Pictures in the data should be dropped; transcribe exactly the lines from the one that has "Output the component" through the one that has "import * as".

Given records
_ _ _

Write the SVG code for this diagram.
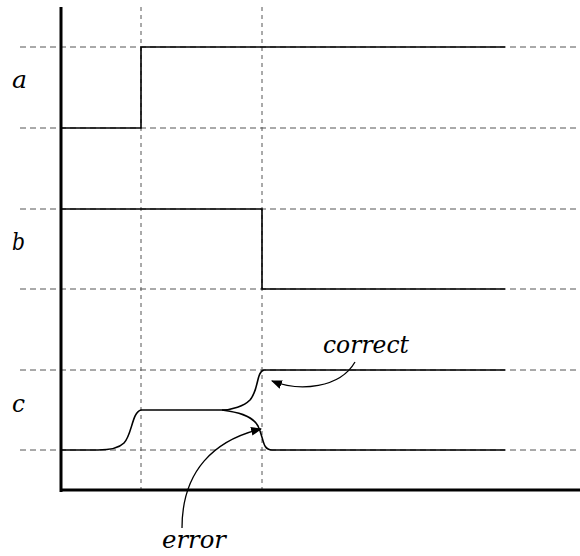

_ _ _

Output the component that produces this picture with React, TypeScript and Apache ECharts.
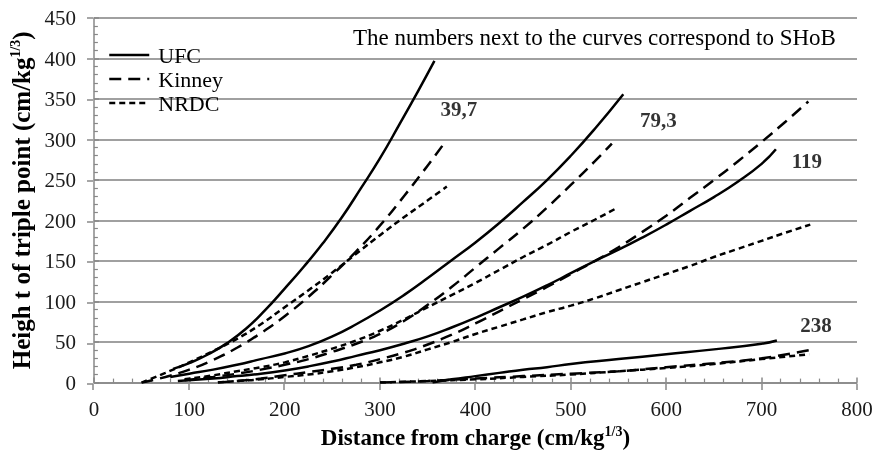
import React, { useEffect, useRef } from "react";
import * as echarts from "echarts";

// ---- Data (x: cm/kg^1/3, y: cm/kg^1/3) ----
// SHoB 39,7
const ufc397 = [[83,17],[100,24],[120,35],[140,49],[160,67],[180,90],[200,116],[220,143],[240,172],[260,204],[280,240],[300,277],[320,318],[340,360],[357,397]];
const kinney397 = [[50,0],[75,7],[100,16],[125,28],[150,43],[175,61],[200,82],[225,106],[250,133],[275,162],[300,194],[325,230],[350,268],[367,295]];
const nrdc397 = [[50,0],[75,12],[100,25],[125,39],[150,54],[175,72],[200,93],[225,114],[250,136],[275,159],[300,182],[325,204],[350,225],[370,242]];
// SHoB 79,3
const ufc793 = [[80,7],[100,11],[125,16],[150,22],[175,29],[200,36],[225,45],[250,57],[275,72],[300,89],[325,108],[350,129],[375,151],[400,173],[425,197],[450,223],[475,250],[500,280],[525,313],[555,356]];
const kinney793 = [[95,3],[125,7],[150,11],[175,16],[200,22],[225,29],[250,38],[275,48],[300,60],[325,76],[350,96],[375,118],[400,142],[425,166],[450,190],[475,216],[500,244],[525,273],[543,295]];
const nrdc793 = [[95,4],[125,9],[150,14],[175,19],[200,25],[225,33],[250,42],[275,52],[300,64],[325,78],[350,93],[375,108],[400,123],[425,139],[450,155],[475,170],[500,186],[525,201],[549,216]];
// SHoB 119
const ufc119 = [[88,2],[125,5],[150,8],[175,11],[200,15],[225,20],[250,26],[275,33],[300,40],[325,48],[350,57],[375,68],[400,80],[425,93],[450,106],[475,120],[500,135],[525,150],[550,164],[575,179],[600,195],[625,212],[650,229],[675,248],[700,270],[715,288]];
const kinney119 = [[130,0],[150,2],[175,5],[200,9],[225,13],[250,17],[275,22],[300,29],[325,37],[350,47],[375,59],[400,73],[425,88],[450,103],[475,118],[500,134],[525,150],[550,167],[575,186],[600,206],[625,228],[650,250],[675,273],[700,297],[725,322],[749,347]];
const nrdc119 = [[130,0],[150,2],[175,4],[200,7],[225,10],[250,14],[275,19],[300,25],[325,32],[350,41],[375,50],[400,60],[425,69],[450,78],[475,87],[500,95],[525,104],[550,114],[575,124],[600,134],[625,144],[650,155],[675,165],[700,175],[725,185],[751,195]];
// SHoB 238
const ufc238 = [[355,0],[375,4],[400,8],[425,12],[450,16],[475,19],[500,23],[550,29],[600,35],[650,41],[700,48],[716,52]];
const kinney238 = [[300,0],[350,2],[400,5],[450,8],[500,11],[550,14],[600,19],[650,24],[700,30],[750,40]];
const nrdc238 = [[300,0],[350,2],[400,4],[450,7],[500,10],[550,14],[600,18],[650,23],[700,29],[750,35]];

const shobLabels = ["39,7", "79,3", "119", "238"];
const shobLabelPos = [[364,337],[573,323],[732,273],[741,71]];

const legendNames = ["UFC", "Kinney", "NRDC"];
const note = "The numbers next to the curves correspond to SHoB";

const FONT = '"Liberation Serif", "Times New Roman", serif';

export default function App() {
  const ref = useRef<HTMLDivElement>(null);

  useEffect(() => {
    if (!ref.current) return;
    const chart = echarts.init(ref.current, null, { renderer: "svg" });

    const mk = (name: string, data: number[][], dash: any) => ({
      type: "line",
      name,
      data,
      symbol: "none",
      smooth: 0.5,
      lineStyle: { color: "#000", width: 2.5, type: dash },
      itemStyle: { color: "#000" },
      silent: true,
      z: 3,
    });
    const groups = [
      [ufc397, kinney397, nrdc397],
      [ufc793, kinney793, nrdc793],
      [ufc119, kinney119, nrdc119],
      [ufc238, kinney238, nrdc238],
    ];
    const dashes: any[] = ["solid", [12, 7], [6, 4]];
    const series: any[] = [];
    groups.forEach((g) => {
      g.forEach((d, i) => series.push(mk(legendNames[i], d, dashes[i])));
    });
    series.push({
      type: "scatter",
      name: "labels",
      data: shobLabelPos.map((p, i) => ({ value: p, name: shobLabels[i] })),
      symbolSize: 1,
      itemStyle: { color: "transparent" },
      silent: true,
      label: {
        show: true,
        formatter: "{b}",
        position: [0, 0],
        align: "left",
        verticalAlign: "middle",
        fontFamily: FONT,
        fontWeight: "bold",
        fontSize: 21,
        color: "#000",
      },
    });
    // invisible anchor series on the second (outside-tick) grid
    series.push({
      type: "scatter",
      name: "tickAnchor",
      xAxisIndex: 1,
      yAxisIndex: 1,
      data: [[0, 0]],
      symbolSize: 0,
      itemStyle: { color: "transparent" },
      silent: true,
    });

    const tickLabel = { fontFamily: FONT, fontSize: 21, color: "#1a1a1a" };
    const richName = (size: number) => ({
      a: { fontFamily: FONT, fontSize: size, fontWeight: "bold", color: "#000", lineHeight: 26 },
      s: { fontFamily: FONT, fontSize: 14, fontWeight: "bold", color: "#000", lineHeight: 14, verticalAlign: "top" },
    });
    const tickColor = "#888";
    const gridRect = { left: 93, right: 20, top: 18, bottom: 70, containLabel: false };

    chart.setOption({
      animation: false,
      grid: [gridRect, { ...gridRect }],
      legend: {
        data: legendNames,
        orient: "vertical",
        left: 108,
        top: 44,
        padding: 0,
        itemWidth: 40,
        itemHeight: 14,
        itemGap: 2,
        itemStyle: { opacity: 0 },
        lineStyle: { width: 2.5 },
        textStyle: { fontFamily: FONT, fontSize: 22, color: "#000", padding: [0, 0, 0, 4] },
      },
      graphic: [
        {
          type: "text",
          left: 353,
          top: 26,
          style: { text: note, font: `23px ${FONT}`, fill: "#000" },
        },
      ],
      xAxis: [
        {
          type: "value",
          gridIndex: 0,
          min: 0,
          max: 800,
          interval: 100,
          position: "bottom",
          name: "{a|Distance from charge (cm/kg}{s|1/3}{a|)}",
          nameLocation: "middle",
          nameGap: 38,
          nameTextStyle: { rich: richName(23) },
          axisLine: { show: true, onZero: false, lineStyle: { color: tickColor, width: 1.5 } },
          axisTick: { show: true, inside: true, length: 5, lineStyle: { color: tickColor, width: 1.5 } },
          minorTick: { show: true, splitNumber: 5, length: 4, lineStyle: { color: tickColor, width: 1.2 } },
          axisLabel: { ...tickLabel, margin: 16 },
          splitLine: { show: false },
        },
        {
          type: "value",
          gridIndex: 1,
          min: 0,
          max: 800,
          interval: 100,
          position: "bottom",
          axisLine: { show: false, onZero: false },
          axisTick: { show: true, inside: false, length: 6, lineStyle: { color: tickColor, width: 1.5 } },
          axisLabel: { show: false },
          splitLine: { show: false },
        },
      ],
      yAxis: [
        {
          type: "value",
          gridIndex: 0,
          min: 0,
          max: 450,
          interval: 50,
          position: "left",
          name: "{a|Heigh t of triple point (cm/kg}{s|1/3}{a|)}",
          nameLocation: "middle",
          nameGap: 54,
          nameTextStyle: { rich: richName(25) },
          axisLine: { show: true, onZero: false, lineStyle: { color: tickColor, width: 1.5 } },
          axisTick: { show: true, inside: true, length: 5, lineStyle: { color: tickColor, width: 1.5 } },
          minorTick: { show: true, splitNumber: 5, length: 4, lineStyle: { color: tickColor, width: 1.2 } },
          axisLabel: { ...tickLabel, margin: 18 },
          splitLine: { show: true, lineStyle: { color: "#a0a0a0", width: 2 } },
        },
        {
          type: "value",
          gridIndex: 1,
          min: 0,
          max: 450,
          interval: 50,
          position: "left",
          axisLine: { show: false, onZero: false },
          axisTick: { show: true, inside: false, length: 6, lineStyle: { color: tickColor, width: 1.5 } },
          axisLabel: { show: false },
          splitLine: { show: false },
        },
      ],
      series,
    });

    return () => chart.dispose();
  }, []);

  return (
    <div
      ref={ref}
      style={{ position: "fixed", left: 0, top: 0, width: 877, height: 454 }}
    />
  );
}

_ _ _

Completed task
Output the component that produces this picture with React, TypeScript and Apache ECharts.
import React, { useEffect, useRef } from "react";
import * as echarts from "echarts";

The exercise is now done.